DIRECTIONS
Nothing after the line with "from matplotlib.lines import Line2D" belongs in the copy; extract the lines below from the top through that line, pictures left out.

AVAILABLE DATA
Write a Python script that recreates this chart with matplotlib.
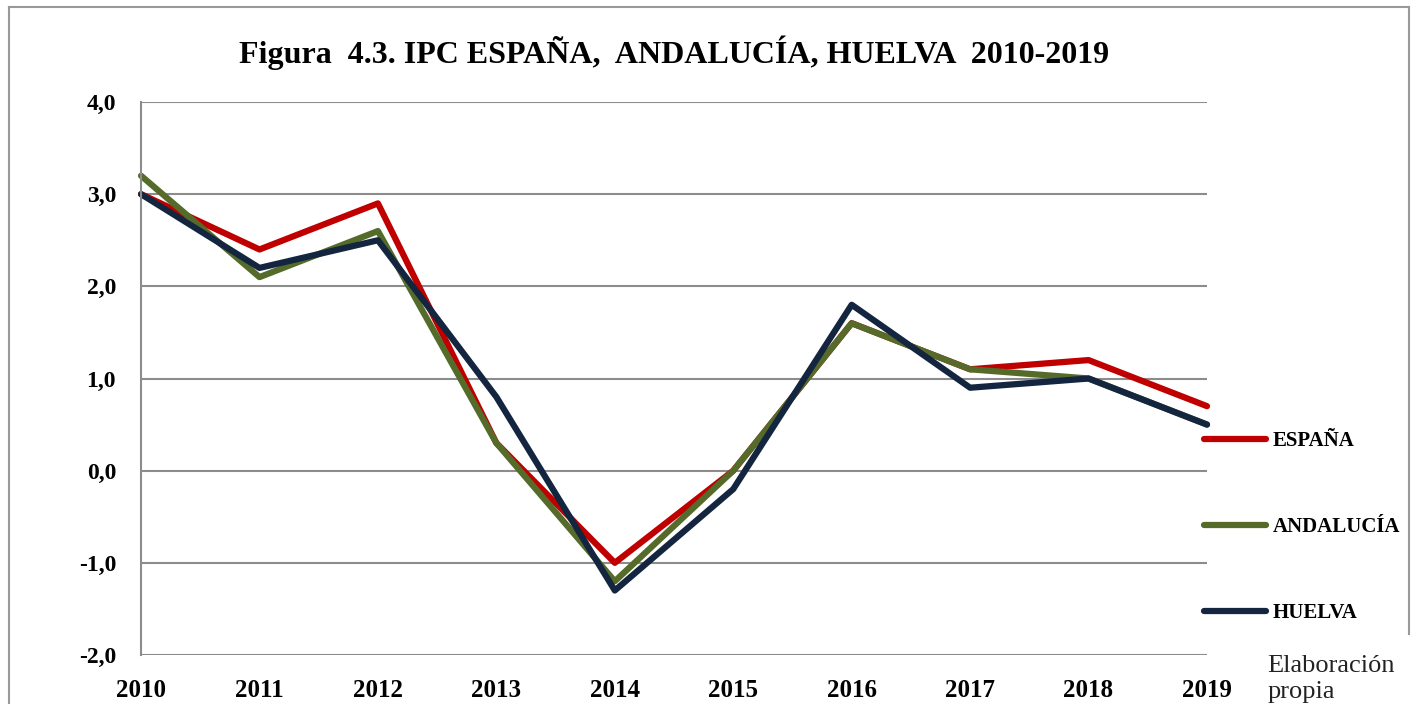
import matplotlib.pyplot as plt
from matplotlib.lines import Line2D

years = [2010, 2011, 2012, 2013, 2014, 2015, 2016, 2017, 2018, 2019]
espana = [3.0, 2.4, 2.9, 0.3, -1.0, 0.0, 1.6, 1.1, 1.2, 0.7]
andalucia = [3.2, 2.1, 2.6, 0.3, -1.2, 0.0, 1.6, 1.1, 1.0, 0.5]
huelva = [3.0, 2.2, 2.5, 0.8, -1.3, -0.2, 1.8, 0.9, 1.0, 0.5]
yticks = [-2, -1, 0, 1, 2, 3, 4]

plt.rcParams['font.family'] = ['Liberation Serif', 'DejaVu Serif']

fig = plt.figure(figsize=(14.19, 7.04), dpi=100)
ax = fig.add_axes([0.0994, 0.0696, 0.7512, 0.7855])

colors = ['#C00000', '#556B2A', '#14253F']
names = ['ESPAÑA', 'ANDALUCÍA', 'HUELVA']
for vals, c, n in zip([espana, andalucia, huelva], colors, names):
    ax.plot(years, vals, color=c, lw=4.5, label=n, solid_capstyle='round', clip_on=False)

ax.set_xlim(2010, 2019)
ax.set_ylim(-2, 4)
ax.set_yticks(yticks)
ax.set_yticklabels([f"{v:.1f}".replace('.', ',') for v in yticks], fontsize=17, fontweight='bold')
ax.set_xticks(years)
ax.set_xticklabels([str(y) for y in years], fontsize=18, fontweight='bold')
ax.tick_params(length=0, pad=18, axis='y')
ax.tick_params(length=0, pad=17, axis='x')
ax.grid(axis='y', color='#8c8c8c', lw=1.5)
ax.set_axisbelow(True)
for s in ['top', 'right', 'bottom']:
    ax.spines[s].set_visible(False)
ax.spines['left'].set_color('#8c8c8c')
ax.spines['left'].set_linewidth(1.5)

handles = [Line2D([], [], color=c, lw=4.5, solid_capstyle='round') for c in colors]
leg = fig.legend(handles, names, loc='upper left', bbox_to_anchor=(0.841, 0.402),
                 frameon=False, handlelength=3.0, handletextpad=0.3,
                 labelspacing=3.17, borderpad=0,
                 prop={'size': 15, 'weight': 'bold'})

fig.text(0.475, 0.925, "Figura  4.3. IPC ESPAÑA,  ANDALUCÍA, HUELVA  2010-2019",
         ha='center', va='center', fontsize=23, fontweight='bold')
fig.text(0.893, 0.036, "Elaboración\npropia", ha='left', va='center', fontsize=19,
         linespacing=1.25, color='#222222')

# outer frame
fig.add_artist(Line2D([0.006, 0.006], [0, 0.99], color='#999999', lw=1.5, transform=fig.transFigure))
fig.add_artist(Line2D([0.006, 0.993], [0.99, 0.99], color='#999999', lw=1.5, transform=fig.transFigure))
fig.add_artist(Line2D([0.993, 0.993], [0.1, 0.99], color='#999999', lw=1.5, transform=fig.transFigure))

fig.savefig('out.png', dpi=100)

RESPONSE
Write a Python script that recreates this chart with matplotlib.
import matplotlib.pyplot as plt
from matplotlib.lines import Line2D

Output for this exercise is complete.